I know their story so well, I could recite it as well as read. Yet I read, fingers tracing every worn word, for the very feel of it chases and changes me. For it lures a longing from me each and every time. Each one distinct from the last. Each soaring and searing until it’s satisfaction is sealed.

This year’s read and render found me absolutely arrested in a spot of splendor whose bank I want to sit upon forever.

He also said, “Bring me the shawl (veil) you are wearing and hold it out.” When she did so, he poured into it six measures of barley and placed the bundle on her. Then he went back to town. Ruth 3:15

Boaz was a man of few words, but those words were Ruth’s reroute to entryways that took her from cut corners to full fields.

On a dusky evening upon a threshing floor, a wealthy warrior found the richness of a poor princess. Mystery and intrigue engulfed them and their great fear was not in being discovered, but in not being.

Bold and beautiful Ruth came to discover if Boaz’s heart was a house or a home for her. Wood and stone or flesh and blood. In moonlight’s melody, she found the curtain raised, the veil vanished. All beyond the threshold, hers to hold.

He asked one thing in return. Uncover. Untame. Unveil. A forecast and foretell of a Boaz to come who would give and seek the same from the Ruth wrapped in the world.

Undo every jeer and jostle of judgement of those who can’t see and don’t know. Let them behold what you believe. Let your faith be their fortune.

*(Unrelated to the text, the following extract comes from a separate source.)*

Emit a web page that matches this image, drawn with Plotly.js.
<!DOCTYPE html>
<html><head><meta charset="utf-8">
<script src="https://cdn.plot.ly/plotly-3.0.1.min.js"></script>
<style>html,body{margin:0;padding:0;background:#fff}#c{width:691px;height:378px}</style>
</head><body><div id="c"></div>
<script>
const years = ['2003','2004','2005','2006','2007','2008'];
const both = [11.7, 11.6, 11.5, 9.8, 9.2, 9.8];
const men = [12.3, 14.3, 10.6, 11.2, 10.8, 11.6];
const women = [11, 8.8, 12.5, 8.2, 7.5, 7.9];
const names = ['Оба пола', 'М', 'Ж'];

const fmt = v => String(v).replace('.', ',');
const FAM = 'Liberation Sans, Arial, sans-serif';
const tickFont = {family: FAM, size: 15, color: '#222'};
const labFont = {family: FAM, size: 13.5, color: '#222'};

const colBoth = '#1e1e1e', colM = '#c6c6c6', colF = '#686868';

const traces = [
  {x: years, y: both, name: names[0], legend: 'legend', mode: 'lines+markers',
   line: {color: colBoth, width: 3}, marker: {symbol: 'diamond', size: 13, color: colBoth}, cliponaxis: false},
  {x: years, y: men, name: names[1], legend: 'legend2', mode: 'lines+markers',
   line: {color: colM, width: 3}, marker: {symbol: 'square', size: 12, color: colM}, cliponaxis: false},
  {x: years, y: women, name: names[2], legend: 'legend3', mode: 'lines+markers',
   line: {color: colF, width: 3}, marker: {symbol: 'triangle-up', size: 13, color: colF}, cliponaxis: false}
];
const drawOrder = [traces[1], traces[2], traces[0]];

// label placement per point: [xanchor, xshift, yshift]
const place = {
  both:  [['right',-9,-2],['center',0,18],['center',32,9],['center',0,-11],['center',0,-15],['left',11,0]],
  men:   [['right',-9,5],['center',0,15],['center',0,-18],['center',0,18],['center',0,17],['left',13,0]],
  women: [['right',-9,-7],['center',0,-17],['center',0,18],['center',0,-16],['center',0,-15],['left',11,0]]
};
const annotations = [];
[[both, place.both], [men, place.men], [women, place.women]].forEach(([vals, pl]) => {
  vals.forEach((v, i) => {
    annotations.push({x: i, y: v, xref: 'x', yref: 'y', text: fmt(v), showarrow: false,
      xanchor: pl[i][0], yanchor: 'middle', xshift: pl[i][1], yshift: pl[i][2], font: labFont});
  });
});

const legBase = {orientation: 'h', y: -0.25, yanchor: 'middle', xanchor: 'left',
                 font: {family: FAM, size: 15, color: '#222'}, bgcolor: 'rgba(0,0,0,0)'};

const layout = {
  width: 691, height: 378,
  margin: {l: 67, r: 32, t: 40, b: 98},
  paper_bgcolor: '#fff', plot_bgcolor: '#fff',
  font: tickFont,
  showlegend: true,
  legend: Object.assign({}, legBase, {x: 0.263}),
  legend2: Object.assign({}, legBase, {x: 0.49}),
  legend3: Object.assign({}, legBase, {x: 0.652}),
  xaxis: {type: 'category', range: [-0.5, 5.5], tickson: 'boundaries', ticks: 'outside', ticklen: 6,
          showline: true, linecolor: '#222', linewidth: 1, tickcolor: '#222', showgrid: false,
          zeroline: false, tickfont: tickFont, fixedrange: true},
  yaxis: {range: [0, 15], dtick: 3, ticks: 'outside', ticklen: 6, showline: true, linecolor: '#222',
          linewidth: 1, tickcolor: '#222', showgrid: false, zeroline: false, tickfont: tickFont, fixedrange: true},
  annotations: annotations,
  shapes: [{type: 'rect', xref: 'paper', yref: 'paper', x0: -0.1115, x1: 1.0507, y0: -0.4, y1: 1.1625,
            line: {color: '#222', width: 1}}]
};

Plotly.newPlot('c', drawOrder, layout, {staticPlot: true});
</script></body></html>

He sought not the shawl on her shoulders but the veil of her vascular. And as the drape dropped, a world, Ruth’s world saw what had become of her. The penniless, pagan peasant now proclaiming, praising princess. And in that moment, her world was filled with glory. His glory.

The cloth of covering became the tapestry of treasure. A kingly knapsack carried by a queen. Did her world recognize her as she returned to Naomi with legacy lounging on her back? Was there anything familiar about her as she carried the first fruits of fellowship? Did her newly applied watermark cause a whoosh and whir or did they simply murmur and mumble as they tried to recall who she reminded them of?

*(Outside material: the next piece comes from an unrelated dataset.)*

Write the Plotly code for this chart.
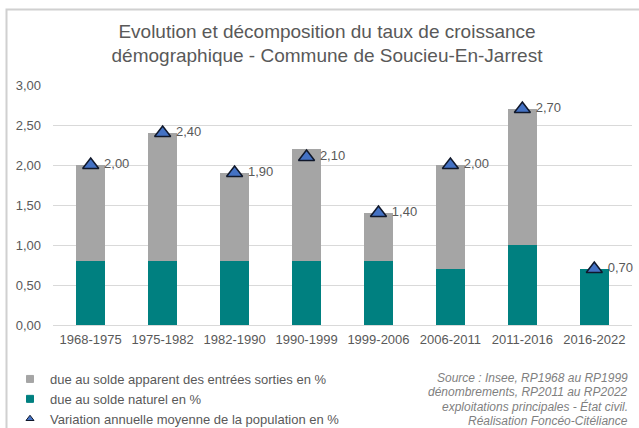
import plotly.graph_objects as go

periods = ["1968-1975", "1975-1982", "1982-1990", "1990-1999",
           "1999-2006", "2006-2011", "2011-2016", "2016-2022"]
natural = [0.80, 0.80, 0.80, 0.80, 0.80, 0.70, 1.00, 0.70]
migratory = [1.20, 1.60, 1.10, 1.40, 0.60, 1.30, 1.70, 0.00]
annual_variation = [2.00, 2.40, 1.90, 2.10, 1.40, 2.00, 2.70, 0.70]
y_ticks = [0, 0.5, 1.0, 1.5, 2.0, 2.5, 3.0]

name_mig = "due au solde apparent des entrées sorties en %"
name_nat = "due au solde naturel en %"
name_var = "Variation annuelle moyenne de la population en %"
source_lines = ["Source : Insee, RP1968 au RP1999",
                "dénombrements, RP2011 au RP2022",
                "exploitations principales - État civil.",
                "Réalisation Foncéo-Citéliance"]

W, H = 639, 428
L, R, T, B = 53, 7, 85, 103
PW, PH = W - L - R, H - T - B


def px_x(px):
    return (px - L) / PW


def px_y(py):
    return (H - B - py) / PH


FONT = "Liberation Sans, Arial, sans-serif"
TXT = "#595959"
GRAY = "#A5A5A5"
TEAL = "#008080"
TRI_FILL = "#4472C4"
TRI_LINE = "#10182B"
BORDER = "#D0D0D0"

fig = go.Figure()
fig.add_trace(go.Bar(
    x=periods, y=natural, name=name_nat, showlegend=False,
    marker=dict(color=TEAL, line=dict(width=0)),
))
fig.add_trace(go.Bar(
    x=periods, y=migratory, name=name_mig, showlegend=False,
    marker=dict(color=GRAY, line=dict(width=0)),
))
fig.add_trace(go.Scatter(
    x=periods, y=annual_variation, name=name_var, showlegend=False,
    mode="markers+text", cliponaxis=False,
    marker=dict(symbol="triangle-up", size=14, color=TRI_FILL,
                line=dict(color=TRI_LINE, width=1.5)),
    text=[" " + f"{v:.2f}".replace(".", ",") for v in annual_variation],
    textposition="middle right",
    textfont=dict(size=13, color=TXT, family=FONT),
))

# legend entries
for nm, sym, col, lc in [(name_mig, "square", GRAY, GRAY),
                         (name_nat, "square", TEAL, TEAL),
                         (name_var, "triangle-up", TRI_FILL, TRI_LINE)]:
    fig.add_trace(go.Scatter(
        x=[None], y=[None], name=nm, mode="markers",
        marker=dict(symbol=sym, size=7, color=col, line=dict(color=lc, width=1)),
        showlegend=True,
    ))

annotations = []
for i, line in enumerate(source_lines):
    annotations.append(dict(
        xref="paper", yref="paper", x=px_x(630), y=px_y(378 + i * 14.4),
        xanchor="right", yanchor="middle", showarrow=False,
        text=f"<i>{line}</i>",
        font=dict(size=12, color="#7F7F7F", family=FONT),
    ))

fig.update_layout(
    width=W, height=H,
    margin=dict(l=L, r=R, t=T, b=B, autoexpand=False),
    barmode="stack", bargap=0.6,
    separators=", ",
    paper_bgcolor="white", plot_bgcolor="white",
    font=dict(family=FONT, size=13, color=TXT),
    title=dict(
        text="Evolution et décomposition du taux de croissance<br>démographique - Commune de Soucieu-En-Jarrest",
        x=327 / W, xanchor="center", xref="container",
        y=1 - 37.5 / H, yanchor="top",
        font=dict(size=19, color=TXT, family=FONT),
    ),
    xaxis=dict(
        showgrid=False, showline=True, linecolor="#D9D9D9", linewidth=1,
        tickfont=dict(size=13, color=TXT), ticks="", ticklabelstandoff=2,
    ),
    yaxis=dict(
        range=[0, 3], tickvals=y_ticks, tickformat=".2f",
        showgrid=True, gridcolor="#D9D9D9", gridwidth=1,
        zeroline=False, showline=False, ticks="",
        tickfont=dict(size=13, color=TXT), ticklabelstandoff=11,
    ),
    showlegend=True,
    legend=dict(
        x=px_x(10), xanchor="left", y=px_y(364), yanchor="top",
        font=dict(size=13, color=TXT), traceorder="normal",
        bgcolor="rgba(0,0,0,0)", tracegroupgap=0,
    ),
    annotations=annotations,
    shapes=[
        dict(type="rect", xref="paper", yref="paper", layer="above",
             x0=px_x(6.5), x1=px_x(W + 5), y0=px_y(H + 5), y1=px_y(9.5),
             line=dict(color=BORDER, width=2), fillcolor="rgba(0,0,0,0)"),
    ],
)

fig.write_html("out.html",
               config={"displayModeBar": False},
               post_script="document.body.style.margin='0';document.body.style.padding='0';")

And was the silence deafening and dramatic when remembrance came? That she was the He they knew but had not fully found. The girl they couldn’t see before was now beauty beheld. The beauty that created and captured them displayed and declared in a dainty damsel. And now rumbling and reckoning in a peering people. Teetering on the precipice of their own shine.

Even to this day when Moses is read, a veil covers their hearts. But whenever anyone turns to the Lord, the veil is taken away. Now the Lord is the Spirit, and where the Spirit of the Lord is, there is freedom. And we all, who with unveiled faces contemplate the Lord’s glory, are being transformed into his image with ever-increasing glory, which comes from the Lord, who is the Spirit. 2 Corinthians 3: 15-18

Whenever anyone turns to Him, they are unveiled. The burn and bright is not from faces set fire, but hearts hewn. Screens scrapped. Shields surrendered.

Speculation creates spectators. And I just can’t. Not today. Not tomorrow. Not anymore. I don’t want a vaster view but a broader behold. I need every sense invaded so a riot within me is instigated. Being transformed is not about how weird I can look but how wild I can live. Brilliant and beaming.

The set up of this Shavout for me is the discovery that I care not if a panoramic picture is taken of the things that press and protrude from messy drawers of my life’s dresser. If those things crest and careen, I’m alright. For I have unearthed a truth. What I hide is not tattered photographs and mysterious missives. It was and has been what His presence presents. That I am not tame but tested. Not domesticated but yielded. The altered me is no longer willing to allow anything but what I look like with Him cascading out.

With an unveiled heart I can go anywhere with Him. The always been and the yet to come. The places I have been before that carry the interest of beyond.

Life is not the mountain top. It is how we carry what we discover there. It is how we bring it down. It is how we reveal and relent it. It’s how it transforms us on the way in and the way out. And it’s dangerous, for once we truly choose that life, we will never want to return to the one we had.

JOURNAL JUBILEE:
What are you hiding in your veiled heart? Can you be c outrageous enough to cry out for the curtain to come down?